Almost 60 percent of workers in Korea are hired through personal connections rather than strictly transparent recruitment procedures. Research based on 2003-2007 data compiled by the Korea Labor Institute shows that 56.4 percent of 6,165 people who found jobs did so by using their network of personal contacts, according to the state-run Korea Development Agency.
The favored route was through friends or relatives with 37 percent, followed by acquaintances already working in a company they want to join (7.8 percent) and contacts made through work (7.9 percent). Family (2.2 percent) and teachers (1.6 percent) were not very useful in landing new jobs.
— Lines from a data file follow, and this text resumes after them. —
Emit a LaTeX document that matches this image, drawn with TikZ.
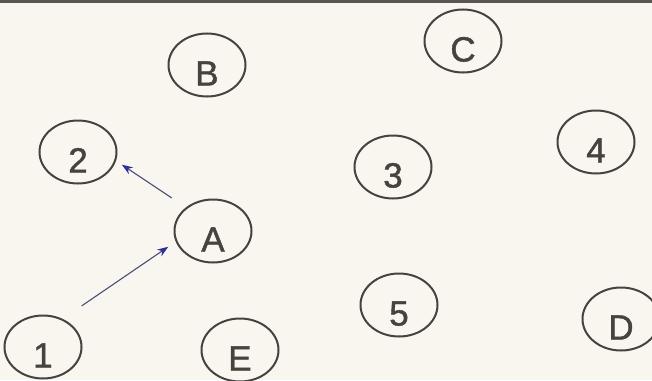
\documentclass[tikz,border=0pt]{standalone}
\usepackage{fontspec}
\setmainfont{Liberation Sans}
\newfontfamily\labelfont{Liberation Sans}[FakeBold=1.2]
\usetikzlibrary{shapes.geometric,arrows.meta}
\definecolor{paper}{HTML}{F8F6EE}
\definecolor{ink}{HTML}{46423F}
\definecolor{rule}{HTML}{5A5652}
\definecolor{wire}{HTML}{4C4C78}
\definecolor{tip}{HTML}{2E2E9C}
\begin{document}
\begin{tikzpicture}[
    x=1pt, y=-1pt,
    every node/.style={draw=ink,ellipse,line width=2pt,minimum width=77pt,minimum height=63pt,
        inner sep=0pt,text=ink,text height=41pt,text depth=0pt,
        font=\labelfont\fontsize{35}{35}\selectfont},
    link/.style={draw=wire,line width=1.1pt,-{Stealth[length=11pt,width=8pt,color=tip]}}
]
\fill[paper] (0,0) rectangle (652,380);
\clip (0,0) rectangle (652,380);
\draw[rule,line width=3pt] (0,1) -- (652,1);
\node (nB) at (207,65) {B};
\node (nC) at (463,41) {C};
\node (n2) at (78,152) {2};
\node (nA) at (213,231) {A};
\node (n3) at (393,167) {3};
\node (n4) at (596,142) {4};
\node (n5) at (399,305) {5};
\node (nD) at (621,319) {D};
\node (n1) at (43,347) {1};
\node (nE) at (240,350) {E};
\draw[link,shorten <=17pt,shorten >=7pt] (nA.139) -- (n2.-13);
\draw[link,shorten <=23pt,shorten >=9pt] (n1.55) -- (nA.196);
\end{tikzpicture}
\end{document}
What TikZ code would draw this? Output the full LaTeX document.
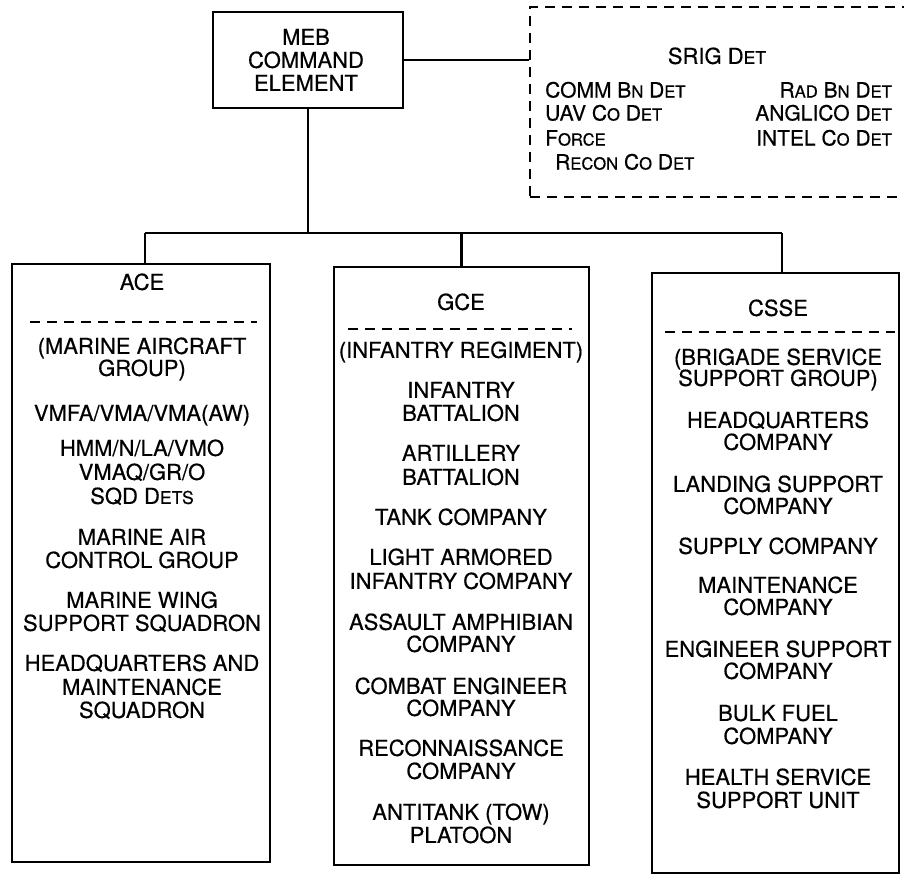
\documentclass[tikz,border=0pt]{standalone}
\usepackage{fontspec}
\setmainfont{TeX Gyre Heros}[FakeBold=0.5]
\newcommand\smA[1]{{\fontsize{17.6}{20}\selectfont #1}}
\newcommand\smB[1]{{\fontsize{16.6}{20}\selectfont #1}}
\begin{document}
\begin{tikzpicture}[x=1pt,y=-1pt,
  box/.style={draw, line width=2.3pt, inner sep=0pt},
  dbox/.style={draw, line width=1.6pt, dash pattern=on 10pt off 7pt, inner sep=0pt},
  wire/.style={line width=2.3pt},
  dline/.style={line width=1.6pt, dash pattern=on 10pt off 7pt},
  t/.style={inner sep=0pt, text height=15.8pt, text depth=0pt, font=\fontsize{22}{24}\selectfont},
  s/.style={inner sep=0pt, text height=15pt, text depth=0pt, font=\fontsize{21}{24}\selectfont}]
\useasboundingbox (0,0) rectangle (904,875);
\clip (0,0) rectangle (904,875);

% boxes
\node[box, minimum width=190pt, minimum height=96pt] (meb) at (308,60) {};
\node[dbox, minimum width=385pt, minimum height=190pt] (srig) at (722.5,102) {};
\node[box, minimum width=258pt, minimum height=598pt] (ace) at (141,563) {};
\node[box, minimum width=255pt, minimum height=598pt] (gce) at (461.5,566) {};
\node[box, minimum width=247pt, minimum height=600pt] (csse) at (775.5,573) {};

% connectors
\coordinate (bl) at (145,233);
\coordinate (br) at (782,233);
\draw[wire] (meb.east) -- (meb.east -| srig.west);
\draw[wire] (meb.south) -- (meb.south |- bl);
\draw[wire] (bl) -- (br);
\draw[wire] (bl) -- (bl |- ace.north);
\draw[wire] (gce.north |- bl) -- (gce.north);
\draw[wire] (br) -- (br |- csse.north);

% dashed separators
\draw[dline] (30,322) -- (257,322);
\draw[dline] (348,329) -- (572,329);
\draw[dline] (665,332) -- (895,332);

% MEB
\node[t] (m1) at (306,37) {MEB};
\node[t] (m2) at (306,60) {COMMAND};
\node[t] (m3) at (306,83) {ELEMENT};

% SRIG
\node[t] (s0) at (717,56) {SRIG D\smA{ET}};
\node[s, anchor=west] (s1) at (545,90) {COMM B\smB{N} D\smB{ET}};
\node[s, anchor=west] (s2) at (545,113) {UAV C\smB{O} D\smB{ET}};
\node[s, anchor=west] (s3) at (545,138) {F\smB{ORCE}};
\node[s, anchor=west] (s4) at (555,162) {R\smB{ECON} C\smB{O} D\smB{ET}};
\node[s, anchor=east] (s5) at (892,90) {R\smB{AD} B\smB{N} D\smB{ET}};
\node[s, anchor=east] (s6) at (892,113) {ANGLICO D\smB{ET}};
\node[s, anchor=east] (s7) at (892,138) {INTEL C\smB{O} D\smB{ET}};

% ACE
\node[t] (a1) at (142,282) {ACE};
\node[t] (a2) at (142,346) {(MARINE AIRCRAFT};
\node[t] (a3) at (142,368) {GROUP)};
\node[t] (a4) at (142,413) {VMFA/VMA/VMA(AW)};
\node[t] (a5) at (142,448) {HMM/N/LA/VMO};
\node[t] (a6) at (142,472) {VMAQ/GR/O};
\node[t] (a7) at (142,496) {SQD D\smA{ETS}};
\node[t] (a8) at (142,537) {MARINE AIR};
\node[t] (a9) at (142,560) {CONTROL GROUP};
\node[t] (a10) at (142,600) {MARINE WING};
\node[t] (a11) at (142,623) {SUPPORT SQUADRON};
\node[t] (a12) at (142,663) {HEADQUARTERS AND};
\node[t] (a13) at (142,687) {MAINTENANCE};
\node[t] (a14) at (142,710) {SQUADRON};

% GCE
\node[t] (g1) at (461,302) {GCE};
\node[t] (g2) at (461,350) {(INFANTRY REGIMENT)};
\node[t] (g3) at (461,390) {INFANTRY};
\node[t] (g4) at (461,413) {BATTALION};
\node[t] (g5) at (461,453) {ARTILLERY};
\node[t] (g6) at (461,477) {BATTALION};
\node[t] (g7) at (461,517) {TANK COMPANY};
\node[t] (g8) at (461,557) {LIGHT ARMORED};
\node[t] (g9) at (461,581) {INFANTRY COMPANY};
\node[t] (g10) at (461,622) {ASSAULT AMPHIBIAN};
\node[t] (g11) at (461,644) {COMPANY};
\node[t] (g12) at (461,686) {COMBAT ENGINEER};
\node[t] (g13) at (461,708) {COMPANY};
\node[t] (g14) at (461,748) {RECONNAISSANCE};
\node[t] (g15) at (461,771) {COMPANY};
\node[t] (g16) at (461,812) {ANTITANK (TOW)};
\node[t] (g17) at (461,835) {PLATOON};

% CSSE
\node[t] (c1) at (778,308) {CSSE};
\node[t] (c2) at (778,357) {(BRIGADE SERVICE};
\node[t] (c3) at (778,378) {SUPPORT GROUP)};
\node[t] (c4) at (778,420) {HEADQUARTERS};
\node[t] (c5) at (778,442) {COMPANY};
\node[t] (c6) at (778,484) {LANDING SUPPORT};
\node[t] (c7) at (778,506) {COMPANY};
\node[t] (c8) at (778,546) {SUPPLY COMPANY};
\node[t] (c9) at (778,585) {MAINTENANCE};
\node[t] (c10) at (778,607) {COMPANY};
\node[t] (c11) at (778,649) {ENGINEER SUPPORT};
\node[t] (c12) at (778,671) {COMPANY};
\node[t] (c13) at (778,713) {BULK FUEL};
\node[t] (c14) at (778,736) {COMPANY};
\node[t] (c15) at (778,777) {HEALTH SERVICE};
\node[t] (c16) at (778,800) {SUPPORT UNIT};
\end{tikzpicture}
\end{document}
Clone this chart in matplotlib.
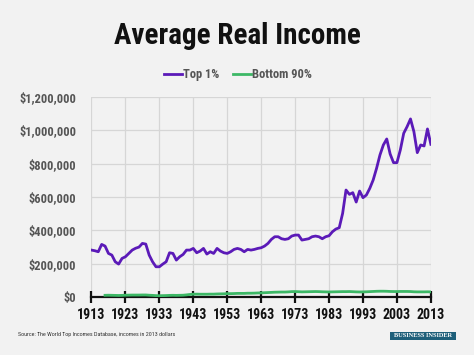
import matplotlib
matplotlib.use("Agg")
import matplotlib.pyplot as plt
from matplotlib.patches import Rectangle

# -------- data --------
years = list(range(1913, 2014))

top1 = [282000, 278000, 272000, 316000, 306000, 262000, 252000, 212000, 198000, 232000,
        242000, 262000, 282000, 293000, 300000, 322000, 318000, 252000, 212000, 182000,
        182000, 198000, 212000, 266000, 262000, 222000, 242000, 256000, 282000, 282000,
        292000, 266000, 276000, 292000, 258000, 272000, 262000, 292000, 276000, 266000,
        262000, 272000, 286000, 292000, 286000, 272000, 286000, 282000, 286000, 292000,
        296000, 306000, 322000, 346000, 362000, 362000, 350000, 346000, 350000, 366000,
        372000, 372000, 342000, 346000, 350000, 362000, 366000, 362000, 350000, 362000,
        368000, 392000, 408000, 416000, 502000, 642000, 616000, 626000, 570000, 636000,
        596000, 612000, 652000, 702000, 772000, 852000, 912000, 948000, 858000, 806000,
        806000, 882000, 982000, 1022000, 1068000, 992000, 866000, 912000, 906000, 1008000,
        916000]

bottom_years = list(range(1917, 2014))
bottom90 = [11000, 11500, 11000, 10500, 10000, 10500, 11500, 12000, 12500, 12500,
            12500, 13000, 13000, 11500, 10500, 9000, 8500, 9000, 9500, 10500,
            11000, 10500, 11000, 11500, 13500, 16000, 17500, 18000, 17500, 17500,
            17500, 18000, 18000, 19000, 19500, 20000, 21000, 21000, 21500, 22500,
            22500, 22500, 23500, 23500, 24000, 25000, 25500, 26500, 27500, 28500,
            29500, 30000, 30500, 30500, 31500, 33000, 33500, 32500, 31500, 32000,
            32500, 33000, 33500, 33000, 32000, 31500, 31000, 31500, 32000, 32500,
            33000, 33000, 33500, 32500, 31500, 31000, 31500, 32000, 33000, 34000,
            35000, 35500, 35500, 35000, 34000, 33500, 33500, 34000, 34000, 34000,
            33500, 32000, 31500, 31500, 31500, 32000, 31500]

xticks = list(range(1913, 2014, 10))
yticks = [0, 200000, 400000, 600000, 800000, 1000000, 1200000]

# -------- style --------
plt.rcParams["font.family"] = ["Roboto Condensed", "DejaVu Sans"]

bg = "#f2f2f2"
purple = "#5b1ab8"
green = "#3db866"

fig = plt.figure(figsize=(4.74, 3.55), dpi=100, facecolor=bg)
ax = fig.add_axes([0.193, 0.163, 0.716, 0.564], facecolor=bg)

ax.plot(years, top1, color=purple, lw=2.0, label="Top 1%", zorder=3)
ax.plot(bottom_years, bottom90, color=green, lw=2.0, label="Bottom 90%", zorder=3)

ax.set_xlim(1913, 2013)
ax.set_ylim(0, 1200000)
ax.set_xticks(xticks)
ax.set_yticks(yticks)
ax.set_yticklabels(["$0" if v == 0 else f"${v:,.0f}" for v in yticks])
ax.grid(True, color="#d6d6d6", lw=0.9, zorder=0)

for s in ["top", "right", "left"]:
    ax.spines[s].set_visible(False)
ax.spines["bottom"].set_color("#111111")
ax.spines["bottom"].set_linewidth(1.6)
ax.spines["bottom"].set_zorder(2)

ax.tick_params(axis="x", direction="inout", length=8, width=1.6, color="#111111",
               pad=4, labelsize=10, labelcolor="#111111")
ax.tick_params(axis="y", length=0, pad=11, labelsize=9, labelcolor="#555555")
for lbl in ax.get_xticklabels() + ax.get_yticklabels():
    lbl.set_fontweight("bold")

fig.text(0.5, 0.898, "Average Real Income", ha="center", va="center",
         fontsize=21, fontweight="bold", color="#111111")

leg = ax.legend(loc="center", bbox_to_anchor=(0.431, 1.11), ncol=2, frameon=False,
                handlelength=1.45, handletextpad=0.05, columnspacing=1.1,
                prop={"size": 9, "weight": "bold"})
for t in leg.get_texts():
    t.set_color("#555555")

fig.text(0.038, 0.059, "Source: The World Top Incomes Database, incomes in 2013 dollars",
         fontsize=4.3, color="#333333", va="center")

# Business Insider logo box
fig.patches.append(Rectangle((390 / 474, 1 - 339.5 / 355), 66 / 474, 8 / 355,
                             transform=fig.transFigure, fc="#1e5f7a", ec="none"))
fig.text(423 / 474, 1 - 335.5 / 355, "BUSINESS INSIDER", fontsize=4.6, color="white",
         va="center", ha="center", family="Liberation Serif", fontweight="bold")

fig.savefig("out.png", dpi=100, facecolor=bg)
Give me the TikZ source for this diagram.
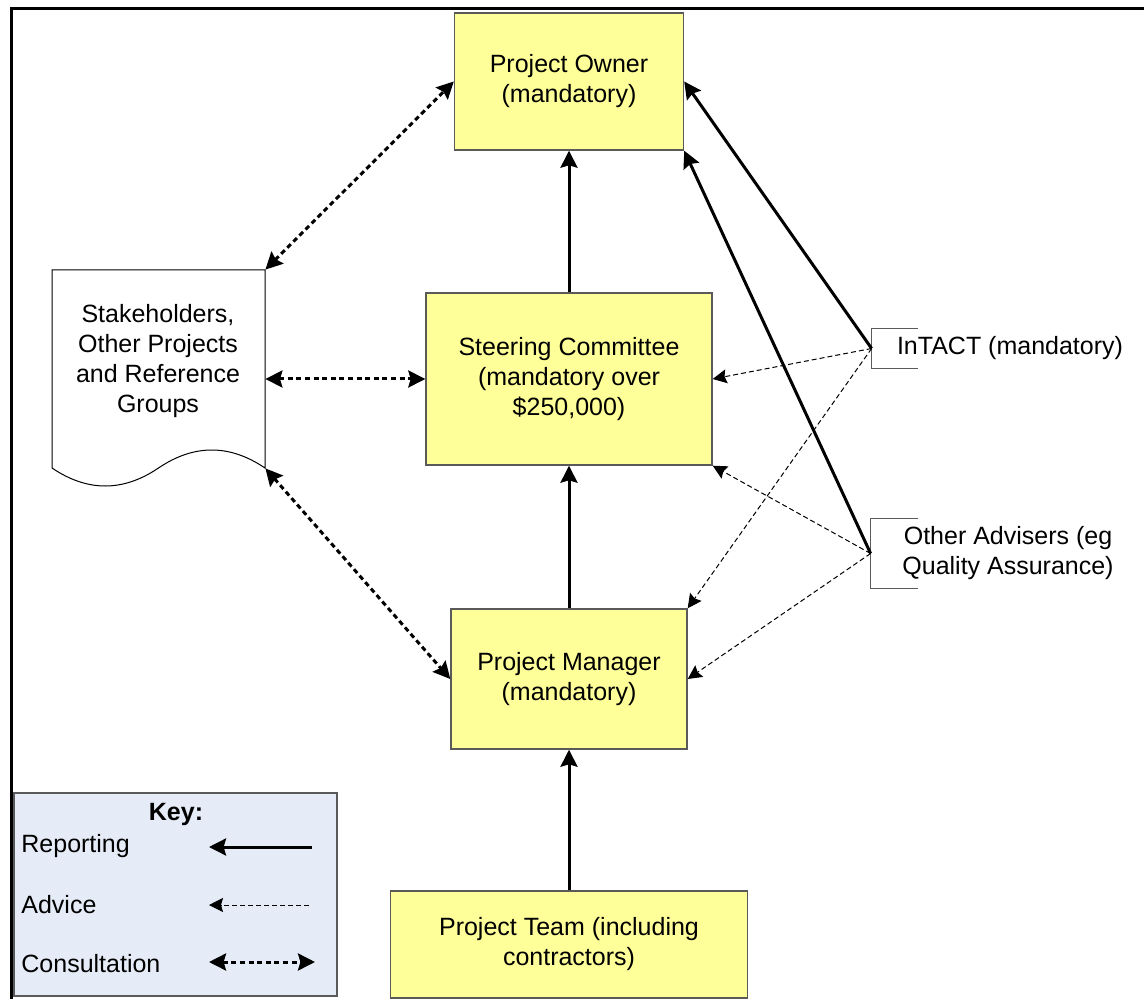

Among conventional methods, the Internet (17.7 percent) and recruitment ads (11.7 percent) were the most popular channels for finding work. Public or private job search agencies were rarely used, with only 1 percent and 2.6 percent of jobseekers relying on them
The study also shows that 39.9 percent of rookie workers landed their first job through personal contacts, the figure rose to 60.1 percent among experienced workers who switched jobs.
The dependency on personal connections is higher than in other countries. According to the International Social Survey Program, the average dependency on connections to find jobs in its 29 member nations is 45.6 percent. The percentage appears to be lower the more advanced a country's economy is.
The KDI report called for greater social and systemic support to achieve more transparent hiring practices. Kim said the advanced nations where personal contacts are less decisive tend to have better social infrastructure.
Average spending on public employment services compared to GDP is 0.16 percent in the OECD but only 0.02 percent or one-eighth in Korea.